KELONGGARAN-KELONGGARAN PERPAJAKAN DAN PUNGUTAN-PUNGUTAN LAIN.

Pasal 15.

*3723 Kepada perusahaan-perusahaan modal asing diberikan
kelonggaran-kelonggaran perpajakan dan pungutan lainnya sebagai
berikut:

a.Pembebasan dari:

1.Pajak perseroan atas keuntungan untuk jangka waktu tertentu yang
tidak melebihi jangka waktu 5 (lima) tahun terhitung dari saat usaha
tersebut mulai berproduksi; 2.Pajak dividen atas bagian laba yang
dibayarkan kepada pemegang saham, sejauh laba tersebut diperoleh dalam
jangka waktu yang tidak melebihi waktu 5 (lima) tahun dari saat usaha
tersebut dimulai berproduksi.; 3.Pajak perseroan atas keuntungan
termaksud dalam pasal 19 sub a, yang ditanam kembali dalam perusahaan
bersangkutan di Indonesia, untuk jangka waktu tertentu yang tidak
melebihi jangka waktu 5 (lima) tahun terhitung dari saat penanaman
kembali; 4.Bea masuk pada waktu pemasukan barang-barang perlengkapan
tetap ke dalam wilayah Indonesia seperti mesin-mesin, alat-alat kerja
atau pesawat-pesawat yang diperlukan untuk menjalankan perusahaan itu;
5.Bea Meterai Modal atas penempatan modal yang berasal dari penanaman
modal asing.

b.Keringanan:

1.Atas pengenaan pajak perseroan dengan suatu tarip yang proporsionil
setinggi-tingginya lima puluh perseratus untuk jangka waktu yang tidak
melebihi 5 (lima) tahun sesudah jangka waktu pembebasan sebagai yang
dimaksud dalam ad a, angka 1 tersebut diatas; 2.Dengan cara
memperhitungkan kerugian yang diderita selama jangka waktu pembebasan
yang dimaksud pada huruf a angka 1, dengan keuntungan yang harus
dikenakan pajak setelah jangka waktu tersebut diatas; 3.Dengan
mengizinkan penyusutan yang dipercepat atas alat-alat perlengkapan
tetap.

Pasal 16.

(1) Pemberian kelonggaran-kelonggaran perpajakan dan pungutan-pungutan
lain tersebut dalam pasal 15 dilakukan dengan mengingat prioritas
mengenai bidang-bidang usaha sebagaimana yang dimaksud dalam pasal 5.

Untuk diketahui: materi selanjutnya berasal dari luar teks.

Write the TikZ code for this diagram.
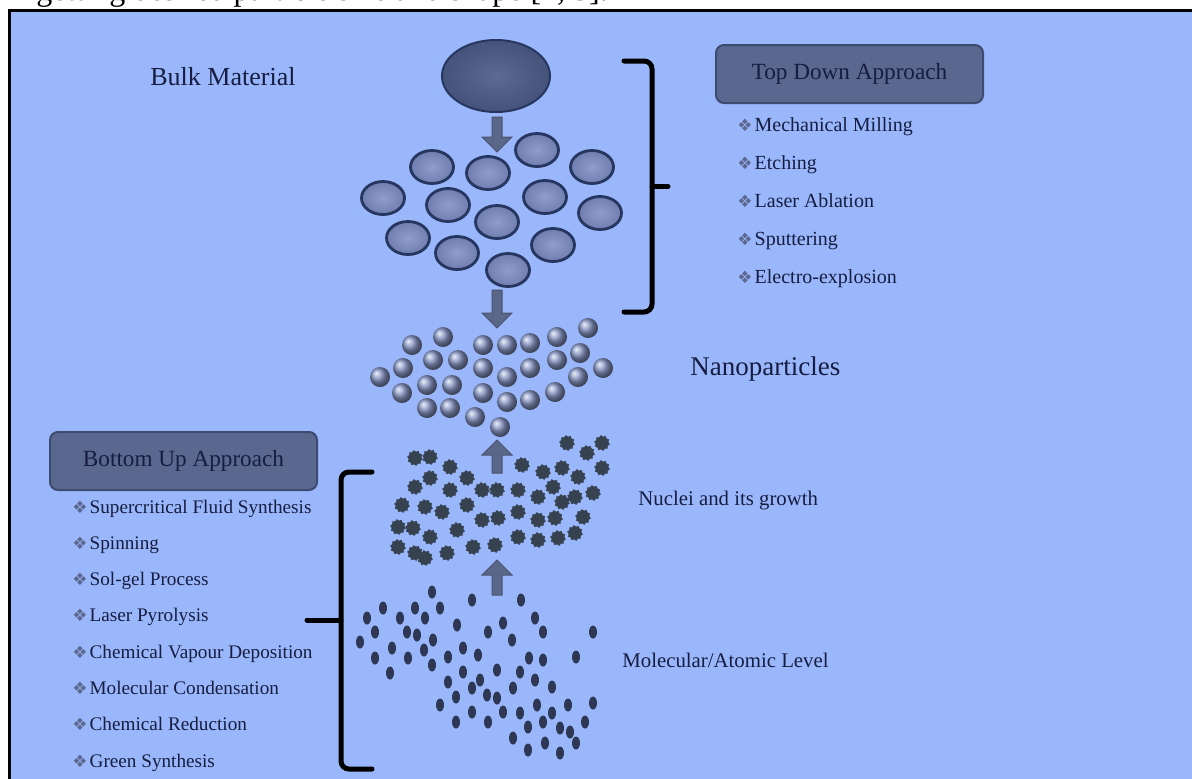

(2) Selain kelonggaran-kelonggaran perpajakan dan pungutan-pungutan
lain tersebut dalam ayat (1) pasal ini maka dengan Peraturan
Pemerintah dapat diberikan tambahan kelonggaran-kelonggaran itu kepada
sesuatu perusahaan modal asing yang sangat diperlukan bagi pertumbuhan
ekonomi.

Pasal 17.

Pelaksanaan ketentuan-ketentuan dalam pasal 15 dan 16 ditetapkan oleh
Pemerintah.

BA B VII. *3724 JANGKA WAKTU PENANAMAN MODAL ASING, HAK TRANSFER DAN
REPATRIASI.

Pasal 18.

Dalam setiap izin penanaman modal asing ditentukan jangka waktu
berlakunya yang tidak melebihi 30 (tiga puluh) tahun.

Pasal 19,

(1) Kepada perusahaan modal asing diberikan hak transfer dalam valuta
asli dari modal atas dasar nilai tukar yang berlaku untuk:

a.keuntungan yang diperoleh modal sesudah dikurangi pajak-pajak dan
kewajiban-kewajiban pembayaran lain di Indonesia;
b.biaya-biaya yang berhubungan dengan tenaga asing yang dipekerjakan
di Indonesia;
c.biaya-biaya lain yang ditentukan lebih lanjut;
d.penyusutan atas alat-alat perlengkapan tetap;
e.kompensasi dalam hal nasionalisasi.

(2) Pelaksanaan transfer ditentukan lebih lanjut oleh Pemerintah.

Pasal 20.

Transfer,yang bersifat repatriasi modal tidak dapat diizinkan selama
kelonggaran-kelonggaran perpajakan dan pungutan-pungutan lain yang
tersebut pada pasal 15 masih berlaku. Pelaksanaan lebih lanjut diatur
oleh Pemerintah.

BAB VIII.

NASIONALISASI DAN KOMPENSASI.

Pasal 21.

Pemerintah tidak akan melakukan tindakan nasionalisasi/ pencabutan hak
milik secara menyeluruh atas perusahaan-perusahaan modal asing atau
tindakan-tindakan yang mengurangi hak menguasai dan/atau mengurus
perusahaan yang bersangkutan, kecuali jika dengan Undang-undang
dinyatakan kepentingan Negara menghendaki tindakan demikian.

Pasal 22.

(1) Jikalau diadakan tindakan seperti tersebut pada pasal 21 maka
Pemerintah wajib memberikan kompensasi/ganti rugi yang jumlah, macam
dan cara pembayarannya disetujui oleh kedua belah pihak sesuai dengan
azas-azas hukum internasional yang berlaku.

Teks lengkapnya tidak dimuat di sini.